| DIRECTIONS |
Output every line of the material exactly, omitting images.

| DATA SECTION |
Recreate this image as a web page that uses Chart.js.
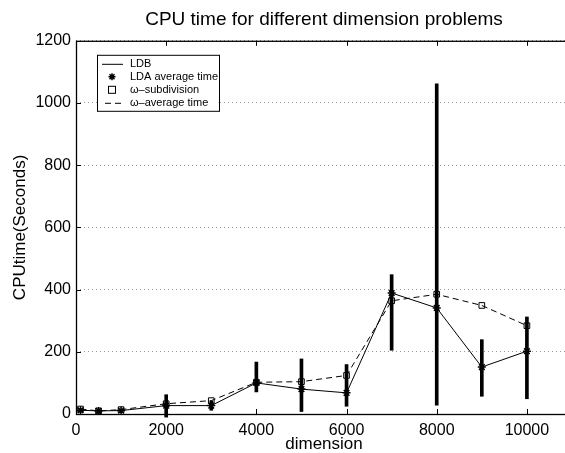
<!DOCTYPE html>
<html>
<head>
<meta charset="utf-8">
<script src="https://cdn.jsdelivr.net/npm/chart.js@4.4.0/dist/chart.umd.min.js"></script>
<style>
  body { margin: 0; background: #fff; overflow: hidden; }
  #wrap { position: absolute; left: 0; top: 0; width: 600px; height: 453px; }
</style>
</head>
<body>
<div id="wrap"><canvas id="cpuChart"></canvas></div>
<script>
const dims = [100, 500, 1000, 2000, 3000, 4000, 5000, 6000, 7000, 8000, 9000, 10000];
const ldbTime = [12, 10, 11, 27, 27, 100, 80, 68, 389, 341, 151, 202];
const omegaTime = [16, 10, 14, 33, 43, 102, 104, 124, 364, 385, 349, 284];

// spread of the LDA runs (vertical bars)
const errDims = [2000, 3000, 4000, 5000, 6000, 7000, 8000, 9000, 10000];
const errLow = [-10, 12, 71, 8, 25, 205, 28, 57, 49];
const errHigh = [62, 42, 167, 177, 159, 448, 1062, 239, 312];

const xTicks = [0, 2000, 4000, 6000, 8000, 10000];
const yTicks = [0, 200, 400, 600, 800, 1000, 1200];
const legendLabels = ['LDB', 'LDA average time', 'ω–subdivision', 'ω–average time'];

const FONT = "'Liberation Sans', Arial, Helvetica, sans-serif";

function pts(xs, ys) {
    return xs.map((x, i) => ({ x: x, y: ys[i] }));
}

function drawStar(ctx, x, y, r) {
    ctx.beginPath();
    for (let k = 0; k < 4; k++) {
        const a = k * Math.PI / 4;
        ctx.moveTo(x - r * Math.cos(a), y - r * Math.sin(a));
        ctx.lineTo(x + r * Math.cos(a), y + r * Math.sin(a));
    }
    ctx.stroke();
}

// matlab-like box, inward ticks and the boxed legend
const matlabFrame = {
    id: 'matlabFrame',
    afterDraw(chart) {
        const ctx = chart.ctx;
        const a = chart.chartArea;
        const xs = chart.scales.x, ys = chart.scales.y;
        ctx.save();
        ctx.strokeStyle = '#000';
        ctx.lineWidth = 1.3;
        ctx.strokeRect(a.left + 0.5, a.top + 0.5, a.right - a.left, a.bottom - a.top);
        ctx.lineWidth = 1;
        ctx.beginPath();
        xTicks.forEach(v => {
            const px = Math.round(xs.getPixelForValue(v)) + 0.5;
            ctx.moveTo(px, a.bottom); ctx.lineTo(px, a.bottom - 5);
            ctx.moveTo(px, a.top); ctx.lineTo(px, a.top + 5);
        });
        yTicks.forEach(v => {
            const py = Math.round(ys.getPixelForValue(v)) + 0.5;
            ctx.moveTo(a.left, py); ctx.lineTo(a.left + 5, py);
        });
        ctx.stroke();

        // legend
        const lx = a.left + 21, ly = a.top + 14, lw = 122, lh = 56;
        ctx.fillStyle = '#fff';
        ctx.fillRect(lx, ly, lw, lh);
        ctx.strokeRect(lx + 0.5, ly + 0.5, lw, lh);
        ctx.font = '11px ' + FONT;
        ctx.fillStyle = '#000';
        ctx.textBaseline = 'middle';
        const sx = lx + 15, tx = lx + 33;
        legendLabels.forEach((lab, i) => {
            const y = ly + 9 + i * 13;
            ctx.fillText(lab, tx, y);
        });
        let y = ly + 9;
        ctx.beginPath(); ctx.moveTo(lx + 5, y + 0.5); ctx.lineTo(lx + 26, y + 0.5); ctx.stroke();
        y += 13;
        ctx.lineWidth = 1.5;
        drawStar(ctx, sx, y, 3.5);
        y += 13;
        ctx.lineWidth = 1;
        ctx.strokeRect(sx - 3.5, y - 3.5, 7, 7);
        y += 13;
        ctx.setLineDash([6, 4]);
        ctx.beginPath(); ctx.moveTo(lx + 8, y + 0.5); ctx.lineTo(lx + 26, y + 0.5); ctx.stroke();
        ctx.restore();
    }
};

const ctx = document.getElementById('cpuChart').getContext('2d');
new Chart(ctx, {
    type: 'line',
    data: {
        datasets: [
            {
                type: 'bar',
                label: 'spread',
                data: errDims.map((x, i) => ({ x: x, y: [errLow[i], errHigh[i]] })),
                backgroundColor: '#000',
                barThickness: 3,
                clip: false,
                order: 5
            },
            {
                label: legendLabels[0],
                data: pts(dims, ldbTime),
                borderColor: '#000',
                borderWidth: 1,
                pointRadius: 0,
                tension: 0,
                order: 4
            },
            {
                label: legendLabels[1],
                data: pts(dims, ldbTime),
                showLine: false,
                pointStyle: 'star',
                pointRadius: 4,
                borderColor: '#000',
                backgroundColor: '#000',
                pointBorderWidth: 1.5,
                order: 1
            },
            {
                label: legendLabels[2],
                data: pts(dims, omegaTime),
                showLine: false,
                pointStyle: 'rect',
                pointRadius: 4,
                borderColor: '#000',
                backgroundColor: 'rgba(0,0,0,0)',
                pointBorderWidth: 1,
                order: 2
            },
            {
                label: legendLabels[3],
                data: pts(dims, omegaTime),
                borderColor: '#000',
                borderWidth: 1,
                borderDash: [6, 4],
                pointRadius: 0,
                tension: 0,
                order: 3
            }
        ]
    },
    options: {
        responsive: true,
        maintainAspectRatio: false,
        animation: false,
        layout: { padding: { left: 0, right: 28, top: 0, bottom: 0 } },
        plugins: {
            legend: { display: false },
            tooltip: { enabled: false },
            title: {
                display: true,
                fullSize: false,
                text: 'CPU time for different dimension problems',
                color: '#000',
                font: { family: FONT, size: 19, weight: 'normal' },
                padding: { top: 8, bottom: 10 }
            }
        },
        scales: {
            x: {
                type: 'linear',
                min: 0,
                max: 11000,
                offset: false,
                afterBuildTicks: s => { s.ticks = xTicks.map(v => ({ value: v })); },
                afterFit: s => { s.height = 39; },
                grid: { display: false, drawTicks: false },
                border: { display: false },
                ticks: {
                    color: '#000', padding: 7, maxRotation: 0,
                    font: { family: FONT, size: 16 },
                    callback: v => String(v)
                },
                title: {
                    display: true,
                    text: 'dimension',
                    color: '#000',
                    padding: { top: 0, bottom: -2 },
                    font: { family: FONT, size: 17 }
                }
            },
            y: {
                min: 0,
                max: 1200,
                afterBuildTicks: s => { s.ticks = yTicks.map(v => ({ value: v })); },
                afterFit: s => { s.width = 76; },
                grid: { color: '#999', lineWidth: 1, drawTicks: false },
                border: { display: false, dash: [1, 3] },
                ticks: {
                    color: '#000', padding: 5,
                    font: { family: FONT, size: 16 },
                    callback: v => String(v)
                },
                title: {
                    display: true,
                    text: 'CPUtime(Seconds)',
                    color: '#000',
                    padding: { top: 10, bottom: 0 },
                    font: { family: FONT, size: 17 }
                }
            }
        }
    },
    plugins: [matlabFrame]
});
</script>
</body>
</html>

| FULL ANSWER |
Recreate this image as a web page that uses Chart.js.
<!DOCTYPE html>
<html>
<head>
<meta charset="utf-8">
<script src="https://cdn.jsdelivr.net/npm/chart.js@4.4.0/dist/chart.umd.min.js"></script>
<style>
  body { margin: 0; background: #fff; overflow: hidden; }
  #wrap { position: absolute; left: 0; top: 0; width: 600px; height: 453px; }
</style>
</head>
<body>
<div id="wrap"><canvas id="cpuChart"></canvas></div>
<script>
const dims = [100, 500, 1000, 2000, 3000, 4000, 5000, 6000, 7000, 8000, 9000, 10000];
const ldbTime = [12, 10, 11, 27, 27, 100, 80, 68, 389, 341, 151, 202];
const omegaTime = [16, 10, 14, 33, 43, 102, 104, 124, 364, 385, 349, 284];

// spread of the LDA runs (vertical bars)
const errDims = [2000, 3000, 4000, 5000, 6000, 7000, 8000, 9000, 10000];
const errLow = [-10, 12, 71, 8, 25, 205, 28, 57, 49];
const errHigh = [62, 42, 167, 177, 159, 448, 1062, 239, 312];

const xTicks = [0, 2000, 4000, 6000, 8000, 10000];
const yTicks = [0, 200, 400, 600, 800, 1000, 1200];
const legendLabels = ['LDB', 'LDA average time', 'ω–subdivision', 'ω–average time'];

const FONT = "'Liberation Sans', Arial, Helvetica, sans-serif";

function pts(xs, ys) {
    return xs.map((x, i) => ({ x: x, y: ys[i] }));
}

function drawStar(ctx, x, y, r) {
    ctx.beginPath();
    for (let k = 0; k < 4; k++) {
        const a = k * Math.PI / 4;
        ctx.moveTo(x - r * Math.cos(a), y - r * Math.sin(a));
        ctx.lineTo(x + r * Math.cos(a), y + r * Math.sin(a));
    }
    ctx.stroke();
}

// matlab-like box, inward ticks and the boxed legend
const matlabFrame = {
    id: 'matlabFrame',
    afterDraw(chart) {
        const ctx = chart.ctx;
        const a = chart.chartArea;
        const xs = chart.scales.x, ys = chart.scales.y;
        ctx.save();
        ctx.strokeStyle = '#000';
        ctx.lineWidth = 1.3;
        ctx.strokeRect(a.left + 0.5, a.top + 0.5, a.right - a.left, a.bottom - a.top);
        ctx.lineWidth = 1;
        ctx.beginPath();
        xTicks.forEach(v => {
            const px = Math.round(xs.getPixelForValue(v)) + 0.5;
            ctx.moveTo(px, a.bottom); ctx.lineTo(px, a.bottom - 5);
            ctx.moveTo(px, a.top); ctx.lineTo(px, a.top + 5);
        });
        yTicks.forEach(v => {
            const py = Math.round(ys.getPixelForValue(v)) + 0.5;
            ctx.moveTo(a.left, py); ctx.lineTo(a.left + 5, py);
        });
        ctx.stroke();

        // legend
        const lx = a.left + 21, ly = a.top + 14, lw = 122, lh = 56;
        ctx.fillStyle = '#fff';
        ctx.fillRect(lx, ly, lw, lh);
        ctx.strokeRect(lx + 0.5, ly + 0.5, lw, lh);
        ctx.font = '11px ' + FONT;
        ctx.fillStyle = '#000';
        ctx.textBaseline = 'middle';
        const sx = lx + 15, tx = lx + 33;
        legendLabels.forEach((lab, i) => {
            const y = ly + 9 + i * 13;
            ctx.fillText(lab, tx, y);
        });
        let y = ly + 9;
        ctx.beginPath(); ctx.moveTo(lx + 5, y + 0.5); ctx.lineTo(lx + 26, y + 0.5); ctx.stroke();
        y += 13;
        ctx.lineWidth = 1.5;
        drawStar(ctx, sx, y, 3.5);
        y += 13;
        ctx.lineWidth = 1;
        ctx.strokeRect(sx - 3.5, y - 3.5, 7, 7);
        y += 13;
        ctx.setLineDash([6, 4]);
        ctx.beginPath(); ctx.moveTo(lx + 8, y + 0.5); ctx.lineTo(lx + 26, y + 0.5); ctx.stroke();
        ctx.restore();
    }
};

const ctx = document.getElementById('cpuChart').getContext('2d');
new Chart(ctx, {
    type: 'line',
    data: {
        datasets: [
            {
                type: 'bar',
                label: 'spread',
                data: errDims.map((x, i) => ({ x: x, y: [errLow[i], errHigh[i]] })),
                backgroundColor: '#000',
                barThickness: 3,
                clip: false,
                order: 5
            },
            {
                label: legendLabels[0],
                data: pts(dims, ldbTime),
                borderColor: '#000',
                borderWidth: 1,
                pointRadius: 0,
                tension: 0,
                order: 4
            },
            {
                label: legendLabels[1],
                data: pts(dims, ldbTime),
                showLine: false,
                pointStyle: 'star',
                pointRadius: 4,
                borderColor: '#000',
                backgroundColor: '#000',
                pointBorderWidth: 1.5,
                order: 1
            },
            {
                label: legendLabels[2],
                data: pts(dims, omegaTime),
                showLine: false,
                pointStyle: 'rect',
                pointRadius: 4,
                borderColor: '#000',
                backgroundColor: 'rgba(0,0,0,0)',
                pointBorderWidth: 1,
                order: 2
            },
            {
                label: legendLabels[3],
                data: pts(dims, omegaTime),
                borderColor: '#000',
                borderWidth: 1,
                borderDash: [6, 4],
                pointRadius: 0,
                tension: 0,
                order: 3
            }
        ]
    },
    options: {
        responsive: true,
        maintainAspectRatio: false,
        animation: false,
        layout: { padding: { left: 0, right: 28, top: 0, bottom: 0 } },
        plugins: {
            legend: { display: false },
            tooltip: { enabled: false },
            title: {
                display: true,
                fullSize: false,
                text: 'CPU time for different dimension problems',
                color: '#000',
                font: { family: FONT, size: 19, weight: 'normal' },
                padding: { top: 8, bottom: 10 }
            }
        },
        scales: {
            x: {
                type: 'linear',
                min: 0,
                max: 11000,
                offset: false,
                afterBuildTicks: s => { s.ticks = xTicks.map(v => ({ value: v })); },
                afterFit: s => { s.height = 39; },
                grid: { display: false, drawTicks: false },
                border: { display: false },
                ticks: {
                    color: '#000', padding: 7, maxRotation: 0,
                    font: { family: FONT, size: 16 },
                    callback: v => String(v)
                },
                title: {
                    display: true,
                    text: 'dimension',
                    color: '#000',
                    padding: { top: 0, bottom: -2 },
                    font: { family: FONT, size: 17 }
                }
            },
            y: {
                min: 0,
                max: 1200,
                afterBuildTicks: s => { s.ticks = yTicks.map(v => ({ value: v })); },
                afterFit: s => { s.width = 76; },
                grid: { color: '#999', lineWidth: 1, drawTicks: false },
                border: { display: false, dash: [1, 3] },
                ticks: {
                    color: '#000', padding: 5,
                    font: { family: FONT, size: 16 },
                    callback: v => String(v)
                },
                title: {
                    display: true,
                    text: 'CPUtime(Seconds)',
                    color: '#000',
                    padding: { top: 10, bottom: 0 },
                    font: { family: FONT, size: 17 }
                }
            }
        }
    },
    plugins: [matlabFrame]
});
</script>
</body>
</html>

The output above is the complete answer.